If you want to take the pulse of Russia as its oil and gas boom of the past few years comes to a sudden and wrenching stop, leave behind the garish consumerism of Moscow and drive 220 miles (355 km) southwest to the small Russian town of Lyudinovo. For the first part of the five-hour trip, the road is a smooth four-lane highway that whisks you past gleaming gas stations and a brand-new Samsung TV factory. Then everything slows down. The highway turns single-track and becomes progressively rougher. For the last 20 miles (32 km), you bump along the ruts, distracted only by the swaying rows of silver birch trees that flank the road.
There's nothing flashy about Lyudinovo (pop. 47,000), whose name translates roughly as People's Town. The central square is a traffic island with a Soviet T-34 tank on a pedestal, a World War II memorial. Next to it is a farmers' market, where local babushkas with woolly hats and dodgy teeth sell homegrown carrots and potatoes for 10¢ a kilo. But look closer and it's clear that even Lyudinovo isn't frozen in time. An emporium that opened a year ago sells South Korean refrigerators, French yogurt and fake Italian pumps. Several houses are being built on the outskirts--the first new residential construction in more than a decade. And until recently, there was plenty of work for everyone at the five factories that employ the bulk of the townsfolk.
No longer. In early November, four of the five factories abruptly informed their workers that they were switching to a three-day week. Then the layoffs started. The cast-iron foundry, which pays the best wages, cut 80 of its 1,200 workers, and managers announced they might have to fire up to 600 more. The cable factory laid off 40 people and cut pay 15% for those who remained. At least they're being paid: the machinery factory nearby is two months in arrears. "People woke up one day, and everything had changed," says Ivan Pronin, editor of the local paper, the Lyudinovo Worker. "It's like a hurricane blew through here."
As the world financial crisis buffets country after country, Russia hasn't been spared. It's in much better shape than it was during the last financial crisis, in 1998, when the ruble collapsed and the country defaulted. This time, Russia has $450 billion in foreign reserves left from the $600 billion it had amassed thanks to the soaring energy prices of the past few years. Its biggest banks, all of them state-controlled, appear to have largely avoided the toxic assets that have been the downfall of so many of their counterparts in the U.S. and Western Europe. Yet the drop in energy and commodity prices since the summer is exposing Russia's fragility: gas and metals account for more than three-quarters of export earnings. The boom, it turns out, was built on expensive oil and precious little else.
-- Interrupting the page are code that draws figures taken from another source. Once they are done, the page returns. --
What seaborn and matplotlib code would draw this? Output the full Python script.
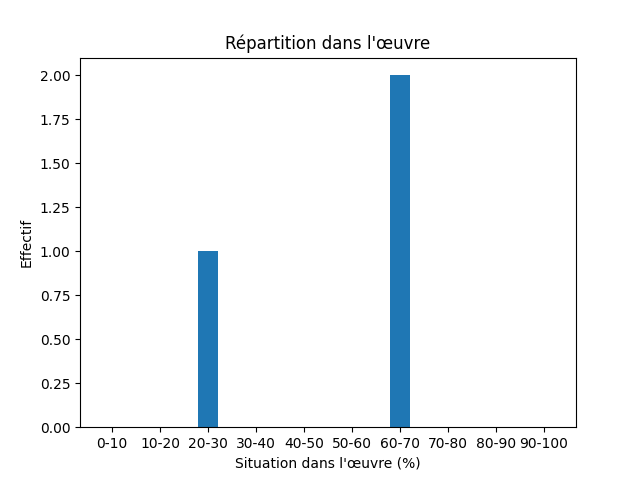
import pandas as pd
import matplotlib
matplotlib.use('Agg')
import matplotlib.pyplot as plt
import seaborn as sns

# tranches de situation dans l'oeuvre
tranches = ['0-10', '10-20', '20-30', '30-40', '40-50',
            '50-60', '60-70', '70-80', '80-90', '90-100']
effectifs = [0, 0, 1, 0, 0, 0, 2, 0, 0, 0]

df = pd.DataFrame({'tranche': tranches, 'effectif': effectifs})

fig, ax = plt.subplots(figsize=(6.4, 4.8), dpi=100)
largeur = 0.4
sns.barplot(data=df, x='tranche', y='effectif', color='#1f77b4',
            saturation=1, width=largeur, errorbar=None, linewidth=0, ax=ax)

# marges comme matplotlib par defaut
pad = 0.05 * (len(tranches) - 1 + largeur)
ax.set_xlim(-largeur / 2 - pad, len(tranches) - 1 + largeur / 2 + pad)
ax.set_ylim(0, 2.1)

ax.set_title("Répartition dans l'œuvre")
ax.set_xlabel("Situation dans l'œuvre (%)")
ax.set_ylabel('Effectif')

fig.savefig('out.png')
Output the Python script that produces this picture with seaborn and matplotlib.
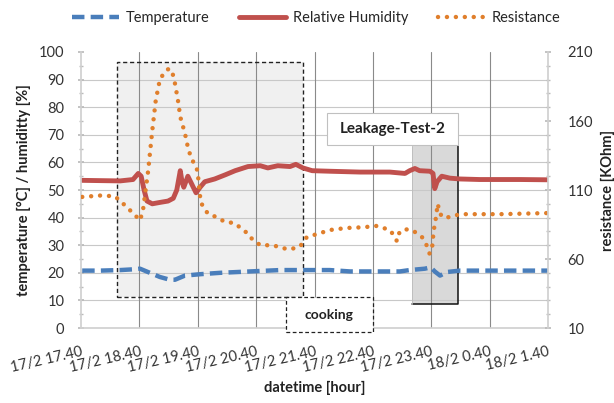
import pandas as pd
import seaborn as sns
import matplotlib.pyplot as plt
from matplotlib.patches import Rectangle
from matplotlib.ticker import MultipleLocator
from matplotlib.lines import Line2D

# ── data (hours after 17/2 17.40) ─────────────────
temp_h = [0.02, 0.33, 0.67, 0.92, 1.01, 1.18, 1.35, 1.52, 1.61, 1.78, 2.04, 2.38,
          2.89, 3.41, 4.26, 4.61, 5.46, 5.63, 5.89, 5.99, 6.06, 6.15, 6.27, 6.49, 8.0]
temp_v = [20.8, 20.8, 21.0, 21.3, 21.5, 20.0, 18.5, 17.5, 17.5, 19.0, 19.5, 20.0,
          20.5, 21.0, 21.0, 20.5, 20.5, 21.0, 21.5, 22.0, 20.5, 19.0, 20.3, 20.8, 20.8]

hum_h = [0.02, 0.33, 0.67, 0.89, 0.98, 1.03, 1.08, 1.13, 1.22, 1.35, 1.49, 1.58,
         1.64, 1.70, 1.73, 1.76, 1.83, 1.90, 1.97, 2.04, 2.12, 2.29, 2.47, 2.64,
         2.86, 3.07, 3.20, 3.37, 3.58, 3.68, 3.80, 3.96, 4.26, 4.78, 5.29, 5.55,
         5.63, 5.72, 5.80, 5.98, 6.03, 6.06, 6.10, 6.18, 6.32, 6.49, 6.83, 7.52, 8.0]
hum_v = [53.5, 53.4, 53.3, 53.8, 56.0, 55.0, 50.0, 46.0, 45.0, 45.5, 46.0, 47.0,
         50.0, 57.0, 53.0, 51.0, 55.0, 52.0, 49.0, 51.0, 53.0, 54.0, 55.5, 57.0,
         58.5, 58.8, 58.0, 58.8, 58.5, 59.3, 58.0, 57.0, 56.8, 56.5, 56.5, 56.0,
         57.0, 57.8, 57.0, 56.8, 56.0, 50.5, 53.0, 55.0, 54.3, 54.0, 53.8, 53.8, 53.7]

res_h = [0.02, 0.33, 0.58, 0.75, 0.92, 1.01, 1.06, 1.15, 1.22, 1.28, 1.35, 1.44,
         1.51, 1.56, 1.61, 1.66, 1.70, 1.78, 1.83, 1.88, 1.95, 1.98, 2.00, 2.05,
         2.17, 2.34, 2.46, 2.63, 2.84, 2.89, 3.01, 3.07, 3.19, 3.29, 3.44, 3.58,
         3.75, 3.87, 4.04, 4.26, 4.55, 4.83, 5.07, 5.29, 5.38, 5.41, 5.46, 5.60,
         5.72, 5.84, 5.92, 5.97, 6.01, 6.04, 6.08, 6.11, 6.15, 6.20, 6.32, 6.49,
         7.18, 8.0]
res_v = [105, 106, 105.5, 99, 92, 88, 95, 124, 153, 175, 190, 196,
         198, 196, 187, 175, 163, 151, 141, 134, 128, 126, 122, 101,
         93, 90, 87, 86, 79, 76, 72, 70, 70, 70, 68, 67,
         69, 76, 78, 81, 82.5, 83, 84, 81, 76, 73, 80, 81.7,
         79.6, 76, 70, 64, 66, 80, 90, 100, 93, 90, 90.4, 92.5,
         92.5, 93.3]

x_labels = ["17/2 17.40", "17/2 18.40", "17/2 19.40", "17/2 20.40", "17/2 21.40",
            "17/2 22.40", "17/2 23.40", "18/2 0.40", "18/2 1.40"]
res_ticks = [10, 60, 110, 160, 210]

temp_df = pd.DataFrame({"hour": temp_h, "value": temp_v})
hum_df = pd.DataFrame({"hour": hum_h, "value": hum_v})
res_df = pd.DataFrame({"hour": res_h, "value": res_v})

c_temp = "#4A7EBB"
c_hum = "#C0504D"
c_res = "#E07F2C"
temp_ls = (0, (2.8, 1.4))
res_ls = (0, (0.01, 2.0))

sns.set_theme(style="white")
plt.rcParams["font.family"] = ["Lato", "DejaVu Sans"]

fig = plt.figure(figsize=(6.14, 4.03), dpi=100)
ax = fig.add_axes([0.132, 0.186, 0.7605, 0.685])
ax2 = ax.twinx()

# ── shaded regions ────────────────────────────────
ax.add_patch(Rectangle((0.62, 11.2), 3.18, 85.2, facecolor="#f0f0f0",
                       edgecolor="none", zorder=0.2))
ax.add_patch(Rectangle((0.62, 11.2), 3.18, 85.2, facecolor="none",
                       edgecolor="#222222", linestyle=(0, (3, 2)), lw=1.0, zorder=1.2))
ax.add_patch(Rectangle((5.67, 8.7), 0.79, 57.2, facecolor="#d9d9d9",
                       edgecolor="none", zorder=0.2))
ax.plot([6.46, 6.46, 5.67], [65.9, 8.7, 8.7], color="#111111", lw=1.1, zorder=1.2)
ax.plot([5.67, 5.67], [8.7, 65.9], color="#bbbbbb", lw=0.6, zorder=1.2)

ax.grid(False)
for yv in range(10, 100, 10):
    ax.axhline(yv, color="#c8c8c8", lw=0.8, zorder=0.4)
for xv in range(1, 8):
    ax.axvline(xv, color="#8a8a8a", lw=0.8, zorder=0.4)

# ── series ────────────────────────────────────────
sns.lineplot(data=temp_df, x="hour", y="value", ax=ax, color=c_temp, lw=3.2,
             linestyle=temp_ls, legend=False, zorder=2)
sns.lineplot(data=hum_df, x="hour", y="value", ax=ax, color=c_hum, lw=3.5,
             legend=False, zorder=2)
sns.lineplot(data=res_df, x="hour", y="value", ax=ax2, color=c_res, lw=3.2,
             linestyle=res_ls, dash_capstyle="round", legend=False, zorder=2)

# ── label boxes ───────────────────────────────────
ax2.add_patch(Rectangle((4.21, 66.3 * 2 + 10), 2.25, 11.6 * 2, facecolor="white",
                        edgecolor="#c0c0c0", lw=0.8, zorder=3))
ax2.text(5.335, 72.1 * 2 + 10, "Leakage-Test-2", ha="center", va="center",
         fontsize=11, fontweight="bold", color="#222222", zorder=4)
ax2.add_patch(Rectangle((3.51, -1.4 * 2 + 10), 1.49, 12.6 * 2, facecolor="white",
                        edgecolor="#222222", linestyle=(0, (3, 2)), lw=0.9,
                        zorder=3, clip_on=False))
ax2.text(4.255, 4.9 * 2 + 10, "cooking", ha="center", va="center",
         fontsize=10, fontweight="bold", color="#222222", zorder=4, clip_on=False)

# ── axes ──────────────────────────────────────────
ax.set_xlim(0, 8)
ax.set_ylim(0, 100)
ax2.set_ylim(10, 210)
ax.set_xticks(range(9))
ax.set_xticklabels(x_labels, rotation=13, ha="right", va="top",
                   rotation_mode="anchor", fontsize=10.5, color="#333333")
ax.xaxis.set_minor_locator(MultipleLocator(0.5))
ax.yaxis.set_major_locator(MultipleLocator(10))
ax.yaxis.set_minor_locator(MultipleLocator(5))
ax2.set_yticks(res_ticks)
ax2.yaxis.set_minor_locator(MultipleLocator(10))

ax.tick_params(axis="x", which="major", length=4, direction="inout", color="#bbbbbb",
               pad=10)
ax.tick_params(axis="y", which="major", length=4, direction="inout", color="#bbbbbb",
               pad=10, labelsize=10.5, labelcolor="#333333")
ax.tick_params(which="minor", length=3, direction="inout", color="#bbbbbb")
ax2.tick_params(axis="y", which="major", length=4, direction="inout", color="#bbbbbb",
                pad=12, labelsize=10.5, labelcolor="#333333")
ax2.tick_params(axis="y", which="minor", length=3, direction="inout", color="#bbbbbb")

for a in (ax, ax2):
    for s in a.spines.values():
        s.set_visible(False)
ax.spines["left"].set_visible(True)
ax.spines["left"].set_color("#d0d0d0")
ax.spines["bottom"].set_visible(True)
ax.spines["bottom"].set_color("#d0d0d0")
ax2.spines["right"].set_visible(True)
ax2.spines["right"].set_color("#d0d0d0")

ax.set_xlabel("datetime [hour]", fontsize=10.5, fontweight="bold", color="#222222",
              labelpad=4)
ax.set_ylabel("temperature [°C] / humiditty [%]", fontsize=10.5, fontweight="bold",
              color="#222222", labelpad=6)
ax2.set_ylabel("resistance [KOhm]", fontsize=10.5, fontweight="bold",
               color="#222222", labelpad=6)

handles = [
    Line2D([], [], color=c_temp, lw=3.2, linestyle=temp_ls),
    Line2D([], [], color=c_hum, lw=3.5),
    Line2D([], [], color=c_res, lw=3.2, linestyle=res_ls, dash_capstyle="round"),
]
fig.legend(handles, ["Temperature", "Relative Humidity", "Resistance"],
           loc="center", bbox_to_anchor=(0.515, 0.955), ncol=3, frameon=False,
           fontsize=10.5, handlelength=3.2, columnspacing=2.0, handletextpad=0.5)

plt.savefig("out.png", dpi=100)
Economic growth, which averaged more than 7% for the past five years, has tumbled, and the government now expects the economy to contract 0.2% this year. And for the first time since the collapse of the Soviet Union in 1991, the threat of large-scale unemployment looms. "Money was falling from the sky in the past two to three years," says Maxim Oreshkin, the head of research at private-sector Rosbank in Moscow. "Now it's stopped falling."